Indeterminism and Moral Agency
Indeterminism posits that man is free to decide and choose. Key aspects include:
- Voluntary Acts: Moral acts are performed on a voluntary basis.
- Social Context: As social beings, individual moral acts directly or indirectly affect others.
- Moral Qualification: Acts are judged based on their conformity to principles, values, and fundamental human rights.
- Acts of Man: Actions performed unconsciously or intuitively, lacking will and freedom.
Human Rights
Fundamental rights include freedom, equality, dignity, privacy, justice, nationality, asylum, and private property.
Major Ethical Theories
- Moral Intellectualism (Socrates): To know the good is to do the good. Immorality stems from ignorance; virtue is wisdom.
- Eudaemonism (Aristotle): Happiness is the ultimate end of life and the maximum aspiration, achieved through virtue.
- Hedonism (Epicureans): Happiness is found in moderate, well-conceived pleasure and a pleasant life.
- Stoicism: The world is governed by a universal law or reason that determines fate; virtue lies in the absence of desire.
- Iusnaturalism (St.
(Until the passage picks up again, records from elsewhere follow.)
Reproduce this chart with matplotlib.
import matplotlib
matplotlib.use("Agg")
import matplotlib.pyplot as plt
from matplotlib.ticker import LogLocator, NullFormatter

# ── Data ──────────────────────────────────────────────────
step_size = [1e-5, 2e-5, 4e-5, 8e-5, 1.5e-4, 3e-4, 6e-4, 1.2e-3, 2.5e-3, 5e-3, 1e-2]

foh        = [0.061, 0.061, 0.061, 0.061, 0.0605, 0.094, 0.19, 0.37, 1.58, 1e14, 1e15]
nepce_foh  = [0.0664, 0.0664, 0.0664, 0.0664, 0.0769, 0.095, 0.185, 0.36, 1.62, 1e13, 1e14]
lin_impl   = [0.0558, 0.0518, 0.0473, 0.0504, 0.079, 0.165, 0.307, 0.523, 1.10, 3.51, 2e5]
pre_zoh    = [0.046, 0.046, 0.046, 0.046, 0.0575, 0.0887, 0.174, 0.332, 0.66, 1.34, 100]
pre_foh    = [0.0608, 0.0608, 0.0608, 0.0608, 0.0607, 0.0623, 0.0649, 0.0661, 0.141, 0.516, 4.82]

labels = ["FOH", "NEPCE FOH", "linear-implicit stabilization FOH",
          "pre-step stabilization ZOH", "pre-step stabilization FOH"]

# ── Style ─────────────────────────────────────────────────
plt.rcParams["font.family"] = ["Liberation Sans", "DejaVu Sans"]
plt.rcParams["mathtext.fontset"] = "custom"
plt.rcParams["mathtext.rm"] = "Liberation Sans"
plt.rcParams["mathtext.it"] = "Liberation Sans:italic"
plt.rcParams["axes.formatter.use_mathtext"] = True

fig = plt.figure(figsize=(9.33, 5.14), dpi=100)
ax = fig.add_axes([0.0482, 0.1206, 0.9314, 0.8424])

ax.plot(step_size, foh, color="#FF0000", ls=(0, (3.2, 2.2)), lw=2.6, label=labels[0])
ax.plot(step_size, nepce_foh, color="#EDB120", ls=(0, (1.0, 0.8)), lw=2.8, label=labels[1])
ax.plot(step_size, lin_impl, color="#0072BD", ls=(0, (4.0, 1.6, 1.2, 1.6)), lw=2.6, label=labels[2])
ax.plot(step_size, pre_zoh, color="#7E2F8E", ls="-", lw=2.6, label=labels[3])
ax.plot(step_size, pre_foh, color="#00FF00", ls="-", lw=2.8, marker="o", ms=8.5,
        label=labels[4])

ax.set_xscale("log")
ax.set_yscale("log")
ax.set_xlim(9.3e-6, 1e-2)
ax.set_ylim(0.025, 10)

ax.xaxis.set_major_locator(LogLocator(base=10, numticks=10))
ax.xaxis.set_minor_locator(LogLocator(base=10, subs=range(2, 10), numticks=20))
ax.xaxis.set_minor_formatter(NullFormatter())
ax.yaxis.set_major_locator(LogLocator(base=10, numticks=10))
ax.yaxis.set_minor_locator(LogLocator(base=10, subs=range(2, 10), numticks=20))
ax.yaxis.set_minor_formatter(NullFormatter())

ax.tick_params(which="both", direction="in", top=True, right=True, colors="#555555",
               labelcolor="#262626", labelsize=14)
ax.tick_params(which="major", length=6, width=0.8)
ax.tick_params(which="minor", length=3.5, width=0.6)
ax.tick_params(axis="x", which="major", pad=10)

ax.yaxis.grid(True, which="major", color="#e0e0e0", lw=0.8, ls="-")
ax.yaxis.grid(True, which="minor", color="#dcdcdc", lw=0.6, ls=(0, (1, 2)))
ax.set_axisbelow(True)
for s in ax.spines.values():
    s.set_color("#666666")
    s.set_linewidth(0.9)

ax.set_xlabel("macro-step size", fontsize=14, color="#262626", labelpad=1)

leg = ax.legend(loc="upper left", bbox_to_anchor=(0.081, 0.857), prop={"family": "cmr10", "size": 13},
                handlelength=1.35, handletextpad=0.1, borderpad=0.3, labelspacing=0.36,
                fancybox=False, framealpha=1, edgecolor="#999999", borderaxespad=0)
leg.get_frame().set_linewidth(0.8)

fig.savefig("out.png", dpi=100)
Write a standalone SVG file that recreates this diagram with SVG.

Thomas Aquinas): Defends the existence of a natural, universal moral law that determines right and wrong.
- Formalism (Kant): Morality should not provide specific standards but establish the characteristic manner of any moral rule (moral autonomy, duty, and goodwill).
- Emotivism (Hume): Moral judgments arise from emotions.
- Utilitarianism (Mill): The human purpose is the pursuit of happiness or pleasure.